# Request
Search the records below for the word "this". Pull out each line that has it.

Figure scripts
((

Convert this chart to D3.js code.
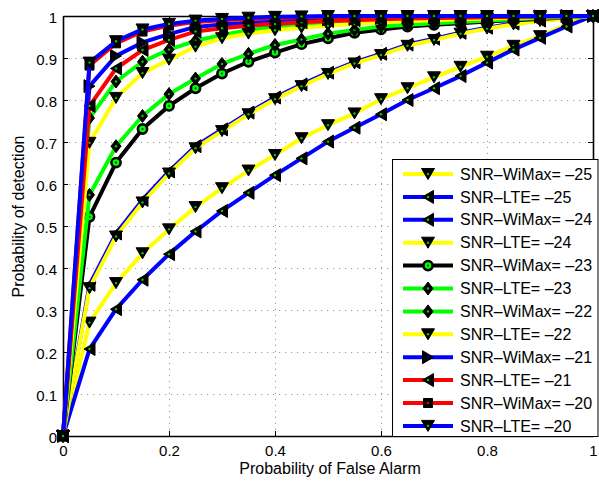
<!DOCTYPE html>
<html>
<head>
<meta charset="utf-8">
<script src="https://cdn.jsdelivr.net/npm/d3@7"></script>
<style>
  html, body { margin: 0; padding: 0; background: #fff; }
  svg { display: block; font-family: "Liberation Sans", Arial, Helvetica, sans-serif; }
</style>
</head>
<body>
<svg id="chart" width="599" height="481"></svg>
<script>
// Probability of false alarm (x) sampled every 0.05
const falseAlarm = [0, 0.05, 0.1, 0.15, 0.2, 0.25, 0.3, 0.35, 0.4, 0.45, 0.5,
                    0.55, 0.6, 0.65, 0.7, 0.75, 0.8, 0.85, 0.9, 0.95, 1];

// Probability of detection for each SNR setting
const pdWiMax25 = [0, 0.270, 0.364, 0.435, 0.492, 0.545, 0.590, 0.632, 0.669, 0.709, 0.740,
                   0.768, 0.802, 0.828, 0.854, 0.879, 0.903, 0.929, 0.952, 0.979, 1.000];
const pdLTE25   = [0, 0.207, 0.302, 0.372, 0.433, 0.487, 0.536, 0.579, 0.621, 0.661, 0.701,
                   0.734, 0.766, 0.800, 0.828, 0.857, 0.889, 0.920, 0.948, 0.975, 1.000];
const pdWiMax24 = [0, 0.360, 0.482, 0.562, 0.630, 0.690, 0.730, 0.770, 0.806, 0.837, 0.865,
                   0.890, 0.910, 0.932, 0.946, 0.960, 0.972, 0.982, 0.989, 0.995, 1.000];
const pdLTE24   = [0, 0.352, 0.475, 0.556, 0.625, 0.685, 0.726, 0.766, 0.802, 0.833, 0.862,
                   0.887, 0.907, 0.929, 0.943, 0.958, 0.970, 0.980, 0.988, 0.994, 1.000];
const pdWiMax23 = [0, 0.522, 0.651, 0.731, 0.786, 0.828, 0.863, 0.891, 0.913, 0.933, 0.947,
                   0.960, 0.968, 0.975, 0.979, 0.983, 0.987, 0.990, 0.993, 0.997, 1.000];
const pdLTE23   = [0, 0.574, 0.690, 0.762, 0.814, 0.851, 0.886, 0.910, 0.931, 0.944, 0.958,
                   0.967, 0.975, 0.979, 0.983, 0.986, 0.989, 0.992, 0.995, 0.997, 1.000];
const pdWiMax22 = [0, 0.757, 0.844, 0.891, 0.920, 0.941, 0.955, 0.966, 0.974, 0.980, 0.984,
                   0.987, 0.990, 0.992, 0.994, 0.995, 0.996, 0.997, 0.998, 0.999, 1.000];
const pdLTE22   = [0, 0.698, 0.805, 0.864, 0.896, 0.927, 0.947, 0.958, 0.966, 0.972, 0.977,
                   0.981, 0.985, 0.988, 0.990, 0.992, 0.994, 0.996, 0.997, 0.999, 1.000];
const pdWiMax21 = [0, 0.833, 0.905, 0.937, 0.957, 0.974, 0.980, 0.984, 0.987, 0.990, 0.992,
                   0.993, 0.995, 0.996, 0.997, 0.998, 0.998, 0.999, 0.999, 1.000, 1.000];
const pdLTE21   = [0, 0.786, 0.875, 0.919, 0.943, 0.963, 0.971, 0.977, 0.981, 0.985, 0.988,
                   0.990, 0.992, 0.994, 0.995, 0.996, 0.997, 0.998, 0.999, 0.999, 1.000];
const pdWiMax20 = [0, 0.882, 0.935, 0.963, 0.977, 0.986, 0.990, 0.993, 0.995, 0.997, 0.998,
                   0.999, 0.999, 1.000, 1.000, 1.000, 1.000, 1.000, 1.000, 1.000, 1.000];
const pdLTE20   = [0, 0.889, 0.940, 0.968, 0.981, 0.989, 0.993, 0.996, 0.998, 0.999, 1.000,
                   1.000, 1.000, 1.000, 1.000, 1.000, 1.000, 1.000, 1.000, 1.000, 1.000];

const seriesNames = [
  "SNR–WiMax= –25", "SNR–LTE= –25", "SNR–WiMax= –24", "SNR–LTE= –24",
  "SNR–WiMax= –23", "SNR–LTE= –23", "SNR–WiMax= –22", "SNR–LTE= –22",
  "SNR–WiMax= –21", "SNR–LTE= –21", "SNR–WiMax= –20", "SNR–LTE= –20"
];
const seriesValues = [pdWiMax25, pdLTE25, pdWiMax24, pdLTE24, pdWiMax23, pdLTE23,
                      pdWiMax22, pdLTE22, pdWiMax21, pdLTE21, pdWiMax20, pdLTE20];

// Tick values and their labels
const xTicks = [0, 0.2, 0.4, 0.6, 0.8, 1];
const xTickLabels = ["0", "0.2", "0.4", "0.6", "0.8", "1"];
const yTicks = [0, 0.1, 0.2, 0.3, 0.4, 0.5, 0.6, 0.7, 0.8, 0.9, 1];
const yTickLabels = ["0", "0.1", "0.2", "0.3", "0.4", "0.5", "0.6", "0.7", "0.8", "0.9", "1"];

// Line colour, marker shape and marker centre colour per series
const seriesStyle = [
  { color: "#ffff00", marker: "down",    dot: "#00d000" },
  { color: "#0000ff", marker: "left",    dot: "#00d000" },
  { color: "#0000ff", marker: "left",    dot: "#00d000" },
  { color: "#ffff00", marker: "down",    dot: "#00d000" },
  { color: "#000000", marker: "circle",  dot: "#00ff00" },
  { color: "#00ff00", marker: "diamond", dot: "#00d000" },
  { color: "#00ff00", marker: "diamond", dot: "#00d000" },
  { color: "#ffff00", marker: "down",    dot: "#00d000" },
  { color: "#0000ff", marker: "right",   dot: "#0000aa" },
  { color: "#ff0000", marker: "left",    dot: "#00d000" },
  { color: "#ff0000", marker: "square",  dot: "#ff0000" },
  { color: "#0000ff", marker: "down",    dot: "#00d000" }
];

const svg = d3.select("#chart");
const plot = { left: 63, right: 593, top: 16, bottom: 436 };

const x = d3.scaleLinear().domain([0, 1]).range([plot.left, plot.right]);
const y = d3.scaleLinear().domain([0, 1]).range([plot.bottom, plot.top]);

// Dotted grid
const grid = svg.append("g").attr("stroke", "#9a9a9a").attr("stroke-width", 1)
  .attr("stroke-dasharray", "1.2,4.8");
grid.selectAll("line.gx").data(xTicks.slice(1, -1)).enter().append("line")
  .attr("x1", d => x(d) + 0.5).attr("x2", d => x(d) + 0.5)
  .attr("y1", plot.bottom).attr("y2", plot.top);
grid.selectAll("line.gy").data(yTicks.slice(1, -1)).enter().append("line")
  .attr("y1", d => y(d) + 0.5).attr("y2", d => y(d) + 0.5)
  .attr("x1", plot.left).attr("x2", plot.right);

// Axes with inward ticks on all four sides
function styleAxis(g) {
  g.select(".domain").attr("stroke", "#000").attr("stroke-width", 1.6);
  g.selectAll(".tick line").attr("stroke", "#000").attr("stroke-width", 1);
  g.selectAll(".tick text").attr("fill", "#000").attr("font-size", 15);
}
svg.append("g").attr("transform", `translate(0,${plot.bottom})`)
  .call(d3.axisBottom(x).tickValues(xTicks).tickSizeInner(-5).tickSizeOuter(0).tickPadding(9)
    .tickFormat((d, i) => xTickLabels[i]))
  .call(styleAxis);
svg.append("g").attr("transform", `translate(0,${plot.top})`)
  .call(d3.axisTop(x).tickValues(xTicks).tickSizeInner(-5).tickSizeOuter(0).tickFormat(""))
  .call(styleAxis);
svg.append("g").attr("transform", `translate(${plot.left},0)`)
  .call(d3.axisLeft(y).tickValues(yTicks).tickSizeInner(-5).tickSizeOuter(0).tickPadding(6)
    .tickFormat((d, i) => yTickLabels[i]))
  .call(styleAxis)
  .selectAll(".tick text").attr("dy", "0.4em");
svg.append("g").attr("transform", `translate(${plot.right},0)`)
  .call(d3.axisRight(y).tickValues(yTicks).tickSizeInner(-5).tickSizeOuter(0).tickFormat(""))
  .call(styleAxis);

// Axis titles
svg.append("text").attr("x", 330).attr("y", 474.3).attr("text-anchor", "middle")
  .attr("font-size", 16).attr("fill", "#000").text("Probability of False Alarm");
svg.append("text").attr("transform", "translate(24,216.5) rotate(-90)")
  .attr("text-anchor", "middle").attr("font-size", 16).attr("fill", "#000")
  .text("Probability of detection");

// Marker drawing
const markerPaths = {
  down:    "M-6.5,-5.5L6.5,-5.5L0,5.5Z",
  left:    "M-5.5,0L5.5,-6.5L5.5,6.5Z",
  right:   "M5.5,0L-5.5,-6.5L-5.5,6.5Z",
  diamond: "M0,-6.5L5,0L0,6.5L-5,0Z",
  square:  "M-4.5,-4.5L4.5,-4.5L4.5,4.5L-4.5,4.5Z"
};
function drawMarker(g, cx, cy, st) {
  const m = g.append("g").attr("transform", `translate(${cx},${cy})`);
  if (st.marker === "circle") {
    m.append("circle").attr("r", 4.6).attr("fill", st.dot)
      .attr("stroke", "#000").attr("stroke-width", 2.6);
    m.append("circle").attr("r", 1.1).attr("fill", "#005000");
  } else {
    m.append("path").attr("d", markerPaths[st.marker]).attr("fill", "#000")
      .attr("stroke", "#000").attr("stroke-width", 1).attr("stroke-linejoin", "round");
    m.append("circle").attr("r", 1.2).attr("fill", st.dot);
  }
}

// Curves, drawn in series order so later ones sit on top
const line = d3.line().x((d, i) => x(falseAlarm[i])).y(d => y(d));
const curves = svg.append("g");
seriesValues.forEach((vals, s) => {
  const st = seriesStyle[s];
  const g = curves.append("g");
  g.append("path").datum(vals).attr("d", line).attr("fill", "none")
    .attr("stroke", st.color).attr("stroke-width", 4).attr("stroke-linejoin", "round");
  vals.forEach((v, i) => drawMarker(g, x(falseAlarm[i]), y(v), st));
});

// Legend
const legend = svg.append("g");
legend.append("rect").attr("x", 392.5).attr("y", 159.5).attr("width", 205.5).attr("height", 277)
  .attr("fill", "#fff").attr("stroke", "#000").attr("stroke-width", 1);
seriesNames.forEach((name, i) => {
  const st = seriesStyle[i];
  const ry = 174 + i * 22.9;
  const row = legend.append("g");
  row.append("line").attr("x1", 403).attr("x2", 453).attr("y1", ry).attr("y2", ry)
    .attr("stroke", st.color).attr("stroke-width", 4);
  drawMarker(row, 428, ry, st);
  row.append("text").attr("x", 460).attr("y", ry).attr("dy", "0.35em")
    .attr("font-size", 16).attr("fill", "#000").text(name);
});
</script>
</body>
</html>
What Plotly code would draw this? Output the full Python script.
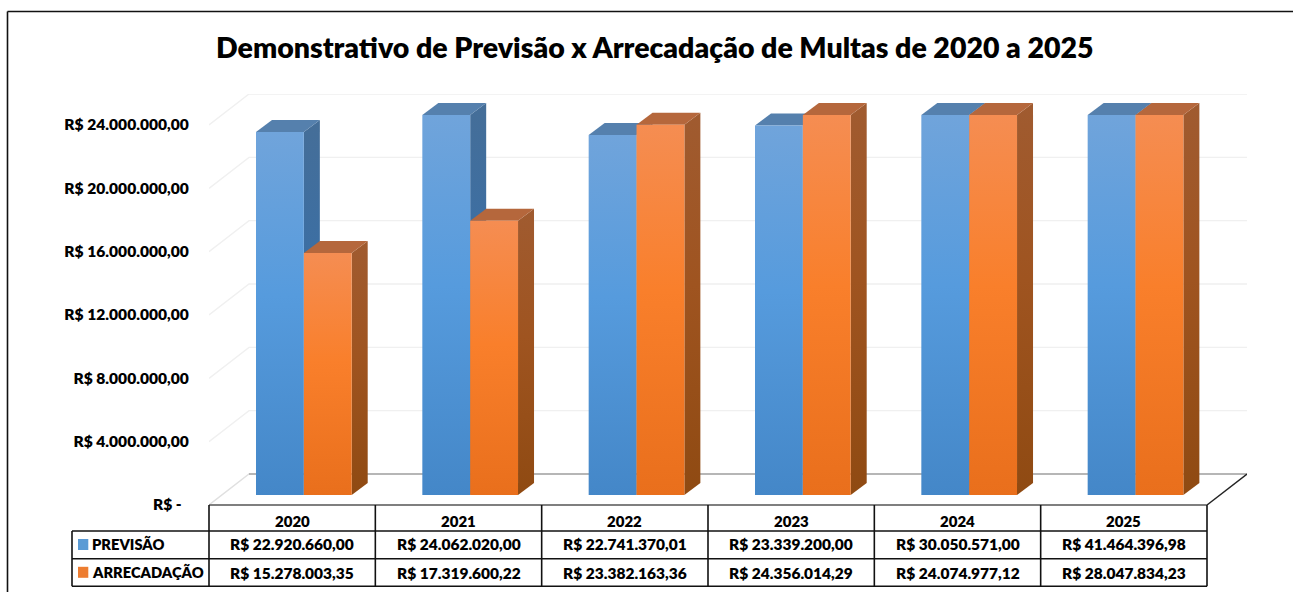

))

# Output
Convert this chart to D3.js code.
What Plotly code would draw this? Output the full Python script.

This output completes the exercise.